Sequence error detection by SNP50 BeadChip

In addition to whole-genome sequencing, two horses (Hanoverian) of a previous study [57] and three horses (two Hanoverian and one Arabian) of the current study were genotyped on the Illumina SNP50 BeadChip. Sequence errors were estimated in comparison with BeadChip data identifying heterozygous SNPs in BeadChip data which were homozygous in NGS data as false-negative and homozygous SNPs in BeadChip data which were heterozygous in NGS data as false-positive. For a more robust estimation of average false-positive error rates, long ROHs >1 Mb in sliding windows of 20 SNPs and a minimum distance of 50 were detected in BeadChip data using PLINK. No heterozygous SNPs and two missing called were admitted. These long ROH were assumed to hold error free homozygous genotypes and therefore ensure more precise error estimation in comparison with NGS-SNPs. The false-positive error rates were taken into account in the ROH detection admitting three heterozygous SNPs in each sliding window.

Functional annotation

Gene lists of horse specific ROH regions were obtained using SAS/Genetics for filtering PLINK summary files and Galaxy intersection tool (https://usegalaxy.org/) [7577] for gene allocation to genomic regions. The chromosomal positions of ROHs were aligned with the refseq gene table from UCSC (Ensembl genes) in order to obtain all genes located in ROHs. To improve functional analysis, we converted these gene lists to human orthologous genes using g:Profiler [78, 79]. PANTHER gene list analysis [80] was performed for functional classification of biological processes affected by genes in private ROH regions. In addition to these horse specific evaluations, further analyses for consensus ROHs in all ten horses and shared private ROHs in breed horses (Hanoverian, Arabian, Saxon-Thuringian Heavy Warmblood and Thoroughbred), non-breed horses (Dülmen Horse, Sorraia) and in the Hanoverian were performed. Gene names and its human orthologues were obtained using the Galaxy intersect function and g:Profiler as well. Genetic relations in-between genes were obtained using GeneMANIA [81].

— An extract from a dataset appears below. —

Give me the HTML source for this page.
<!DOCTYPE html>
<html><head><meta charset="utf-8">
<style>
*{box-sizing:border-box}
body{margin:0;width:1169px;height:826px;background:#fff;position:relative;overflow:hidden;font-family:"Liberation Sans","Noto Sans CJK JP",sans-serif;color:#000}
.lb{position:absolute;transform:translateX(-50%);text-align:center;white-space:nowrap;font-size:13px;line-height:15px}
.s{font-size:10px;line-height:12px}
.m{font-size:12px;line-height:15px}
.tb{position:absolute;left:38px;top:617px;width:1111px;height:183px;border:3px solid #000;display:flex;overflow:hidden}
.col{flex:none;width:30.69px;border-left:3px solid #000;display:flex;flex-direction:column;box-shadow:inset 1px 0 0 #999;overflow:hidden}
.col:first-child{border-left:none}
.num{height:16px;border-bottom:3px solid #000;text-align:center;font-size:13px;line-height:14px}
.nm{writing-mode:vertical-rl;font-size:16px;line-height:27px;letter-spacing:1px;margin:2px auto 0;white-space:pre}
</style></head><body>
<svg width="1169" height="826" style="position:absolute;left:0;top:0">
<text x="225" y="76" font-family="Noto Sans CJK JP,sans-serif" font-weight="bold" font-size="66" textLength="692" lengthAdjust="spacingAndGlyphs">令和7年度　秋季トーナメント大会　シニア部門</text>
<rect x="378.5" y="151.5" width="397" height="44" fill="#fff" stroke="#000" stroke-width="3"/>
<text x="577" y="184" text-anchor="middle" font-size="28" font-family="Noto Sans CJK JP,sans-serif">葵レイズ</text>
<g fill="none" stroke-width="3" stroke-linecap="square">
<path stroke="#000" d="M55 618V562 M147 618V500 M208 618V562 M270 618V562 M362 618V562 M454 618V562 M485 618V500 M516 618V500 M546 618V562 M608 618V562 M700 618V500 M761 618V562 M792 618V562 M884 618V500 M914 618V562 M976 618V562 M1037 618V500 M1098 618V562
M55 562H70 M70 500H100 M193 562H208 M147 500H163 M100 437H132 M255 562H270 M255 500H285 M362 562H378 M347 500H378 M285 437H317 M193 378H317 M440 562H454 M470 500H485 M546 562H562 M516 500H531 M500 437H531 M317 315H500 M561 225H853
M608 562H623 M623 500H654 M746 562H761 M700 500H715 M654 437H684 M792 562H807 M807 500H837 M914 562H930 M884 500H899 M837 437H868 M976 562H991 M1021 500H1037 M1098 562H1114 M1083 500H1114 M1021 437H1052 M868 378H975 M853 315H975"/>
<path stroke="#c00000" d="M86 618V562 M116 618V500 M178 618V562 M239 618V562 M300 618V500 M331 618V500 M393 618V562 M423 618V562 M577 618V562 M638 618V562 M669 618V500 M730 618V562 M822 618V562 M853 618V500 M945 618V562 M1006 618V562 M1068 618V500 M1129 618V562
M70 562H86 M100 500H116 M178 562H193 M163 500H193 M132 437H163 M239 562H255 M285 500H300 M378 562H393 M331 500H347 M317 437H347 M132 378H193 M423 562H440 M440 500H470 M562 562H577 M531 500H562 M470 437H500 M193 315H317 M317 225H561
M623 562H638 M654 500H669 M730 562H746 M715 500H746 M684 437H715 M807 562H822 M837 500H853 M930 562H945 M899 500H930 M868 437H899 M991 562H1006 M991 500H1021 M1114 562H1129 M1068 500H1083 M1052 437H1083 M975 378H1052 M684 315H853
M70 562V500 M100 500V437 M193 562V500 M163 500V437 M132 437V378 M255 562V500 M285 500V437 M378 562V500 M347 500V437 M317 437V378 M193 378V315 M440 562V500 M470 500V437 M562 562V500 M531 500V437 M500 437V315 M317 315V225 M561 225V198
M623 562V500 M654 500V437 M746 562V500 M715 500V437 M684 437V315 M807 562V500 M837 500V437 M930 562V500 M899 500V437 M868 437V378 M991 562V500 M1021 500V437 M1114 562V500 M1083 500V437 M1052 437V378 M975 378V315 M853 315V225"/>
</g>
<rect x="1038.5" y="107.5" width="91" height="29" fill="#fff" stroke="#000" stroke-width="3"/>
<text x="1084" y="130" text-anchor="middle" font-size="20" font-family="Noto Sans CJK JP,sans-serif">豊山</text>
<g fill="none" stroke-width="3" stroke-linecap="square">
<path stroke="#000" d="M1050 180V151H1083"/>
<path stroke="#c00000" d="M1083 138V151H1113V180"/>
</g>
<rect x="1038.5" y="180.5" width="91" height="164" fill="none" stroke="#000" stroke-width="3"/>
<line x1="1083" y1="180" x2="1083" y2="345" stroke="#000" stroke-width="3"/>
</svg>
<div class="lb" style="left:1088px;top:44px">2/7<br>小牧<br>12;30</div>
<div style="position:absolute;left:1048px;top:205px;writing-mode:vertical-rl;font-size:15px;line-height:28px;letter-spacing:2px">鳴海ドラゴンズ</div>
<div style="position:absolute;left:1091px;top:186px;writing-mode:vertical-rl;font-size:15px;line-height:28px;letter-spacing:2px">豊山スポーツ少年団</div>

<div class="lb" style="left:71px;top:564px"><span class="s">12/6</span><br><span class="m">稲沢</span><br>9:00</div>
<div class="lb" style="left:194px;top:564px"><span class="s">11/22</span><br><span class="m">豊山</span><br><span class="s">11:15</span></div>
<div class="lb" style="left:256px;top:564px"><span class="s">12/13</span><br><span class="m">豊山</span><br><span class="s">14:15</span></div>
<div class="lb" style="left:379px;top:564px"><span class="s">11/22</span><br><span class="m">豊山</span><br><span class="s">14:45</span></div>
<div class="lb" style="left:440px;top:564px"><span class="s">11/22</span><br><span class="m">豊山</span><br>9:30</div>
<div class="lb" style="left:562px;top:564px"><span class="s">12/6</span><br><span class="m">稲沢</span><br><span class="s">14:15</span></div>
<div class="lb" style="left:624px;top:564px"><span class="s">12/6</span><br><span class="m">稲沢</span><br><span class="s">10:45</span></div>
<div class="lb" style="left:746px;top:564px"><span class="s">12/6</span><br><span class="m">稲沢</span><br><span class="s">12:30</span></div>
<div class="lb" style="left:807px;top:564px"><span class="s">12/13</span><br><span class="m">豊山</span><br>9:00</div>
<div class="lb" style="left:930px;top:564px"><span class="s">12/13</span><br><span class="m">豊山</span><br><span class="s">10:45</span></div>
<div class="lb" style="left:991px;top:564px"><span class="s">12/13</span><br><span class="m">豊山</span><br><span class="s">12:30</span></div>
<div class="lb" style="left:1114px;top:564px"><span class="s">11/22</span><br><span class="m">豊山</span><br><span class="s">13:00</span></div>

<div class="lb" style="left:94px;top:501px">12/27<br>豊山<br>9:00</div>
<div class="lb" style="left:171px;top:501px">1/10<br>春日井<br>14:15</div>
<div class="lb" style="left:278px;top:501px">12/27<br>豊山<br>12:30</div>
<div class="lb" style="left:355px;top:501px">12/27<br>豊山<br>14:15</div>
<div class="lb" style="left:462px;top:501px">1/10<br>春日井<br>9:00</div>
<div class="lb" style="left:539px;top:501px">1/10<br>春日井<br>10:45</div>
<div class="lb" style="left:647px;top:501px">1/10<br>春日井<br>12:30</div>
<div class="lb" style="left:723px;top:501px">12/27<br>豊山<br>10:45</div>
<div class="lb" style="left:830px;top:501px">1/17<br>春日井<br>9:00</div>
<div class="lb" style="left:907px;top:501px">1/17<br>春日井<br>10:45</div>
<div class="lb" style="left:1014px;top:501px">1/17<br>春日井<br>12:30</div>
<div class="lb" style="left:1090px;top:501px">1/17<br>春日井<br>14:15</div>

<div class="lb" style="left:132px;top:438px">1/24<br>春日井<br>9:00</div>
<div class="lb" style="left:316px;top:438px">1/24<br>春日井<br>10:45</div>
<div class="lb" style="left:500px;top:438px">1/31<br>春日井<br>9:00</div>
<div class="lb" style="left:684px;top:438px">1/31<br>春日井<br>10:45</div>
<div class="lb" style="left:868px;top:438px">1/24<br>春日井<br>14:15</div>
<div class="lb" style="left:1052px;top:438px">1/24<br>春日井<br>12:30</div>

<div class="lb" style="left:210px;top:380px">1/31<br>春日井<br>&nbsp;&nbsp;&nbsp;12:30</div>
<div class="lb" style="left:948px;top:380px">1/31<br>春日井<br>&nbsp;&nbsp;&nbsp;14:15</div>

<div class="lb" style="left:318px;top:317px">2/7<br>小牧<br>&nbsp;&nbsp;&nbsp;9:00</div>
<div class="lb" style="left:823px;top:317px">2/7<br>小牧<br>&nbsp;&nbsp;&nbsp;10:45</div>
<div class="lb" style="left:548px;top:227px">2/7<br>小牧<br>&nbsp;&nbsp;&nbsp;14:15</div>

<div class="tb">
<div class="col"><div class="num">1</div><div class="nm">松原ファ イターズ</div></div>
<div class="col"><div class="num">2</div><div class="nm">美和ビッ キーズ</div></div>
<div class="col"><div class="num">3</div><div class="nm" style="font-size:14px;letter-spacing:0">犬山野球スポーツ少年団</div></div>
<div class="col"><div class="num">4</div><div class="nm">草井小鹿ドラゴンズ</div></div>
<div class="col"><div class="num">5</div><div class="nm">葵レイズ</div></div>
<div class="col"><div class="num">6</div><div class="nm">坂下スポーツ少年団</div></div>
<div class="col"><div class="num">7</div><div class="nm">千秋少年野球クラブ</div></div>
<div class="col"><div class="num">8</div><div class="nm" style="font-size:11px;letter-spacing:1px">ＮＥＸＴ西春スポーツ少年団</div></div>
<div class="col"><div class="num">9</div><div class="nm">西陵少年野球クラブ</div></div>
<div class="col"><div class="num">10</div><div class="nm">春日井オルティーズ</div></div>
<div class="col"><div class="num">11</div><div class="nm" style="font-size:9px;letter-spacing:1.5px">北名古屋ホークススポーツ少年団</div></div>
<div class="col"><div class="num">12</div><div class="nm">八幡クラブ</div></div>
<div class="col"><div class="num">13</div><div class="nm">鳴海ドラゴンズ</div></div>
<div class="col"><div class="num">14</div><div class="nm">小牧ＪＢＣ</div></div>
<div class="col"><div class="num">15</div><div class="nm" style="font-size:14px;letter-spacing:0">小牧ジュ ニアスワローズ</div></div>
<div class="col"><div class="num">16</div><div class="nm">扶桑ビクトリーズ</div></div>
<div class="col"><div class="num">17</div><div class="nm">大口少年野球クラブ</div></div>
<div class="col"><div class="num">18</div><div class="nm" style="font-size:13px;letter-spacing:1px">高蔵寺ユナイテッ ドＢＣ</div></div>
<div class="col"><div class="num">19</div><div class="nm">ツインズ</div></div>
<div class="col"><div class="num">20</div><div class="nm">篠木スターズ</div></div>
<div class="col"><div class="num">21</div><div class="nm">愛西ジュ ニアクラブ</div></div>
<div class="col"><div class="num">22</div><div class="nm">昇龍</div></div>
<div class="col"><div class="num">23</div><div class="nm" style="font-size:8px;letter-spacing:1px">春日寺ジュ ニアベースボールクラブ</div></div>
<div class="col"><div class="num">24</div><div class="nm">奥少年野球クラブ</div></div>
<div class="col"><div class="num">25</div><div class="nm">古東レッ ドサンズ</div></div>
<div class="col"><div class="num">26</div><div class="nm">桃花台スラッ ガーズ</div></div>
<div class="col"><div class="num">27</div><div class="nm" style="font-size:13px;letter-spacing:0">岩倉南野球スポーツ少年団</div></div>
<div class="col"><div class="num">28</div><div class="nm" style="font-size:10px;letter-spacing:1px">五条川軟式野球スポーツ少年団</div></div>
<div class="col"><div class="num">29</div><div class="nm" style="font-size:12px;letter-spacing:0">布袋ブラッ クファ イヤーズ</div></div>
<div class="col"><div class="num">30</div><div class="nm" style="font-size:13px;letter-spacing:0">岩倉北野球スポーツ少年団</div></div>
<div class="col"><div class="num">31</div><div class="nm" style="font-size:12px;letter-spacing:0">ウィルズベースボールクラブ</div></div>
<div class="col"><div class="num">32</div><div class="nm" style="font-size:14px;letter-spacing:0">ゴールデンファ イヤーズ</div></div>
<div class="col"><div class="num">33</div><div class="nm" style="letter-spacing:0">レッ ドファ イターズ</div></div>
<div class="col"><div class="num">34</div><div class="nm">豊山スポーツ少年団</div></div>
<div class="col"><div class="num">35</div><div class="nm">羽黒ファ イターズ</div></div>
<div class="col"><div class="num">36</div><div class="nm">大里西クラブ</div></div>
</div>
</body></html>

Functional variant detection

Functional variants with high or moderate effects were evaluated using SAS/Genetics for filtering SNPEff predictions categorized into high, moderate and low variant impacts. We determined the distribution of genotypes in relation to breed or non-breed groups and detected SIFT [82] prediction scores for functional effects using the Variant Effect Predictor [83].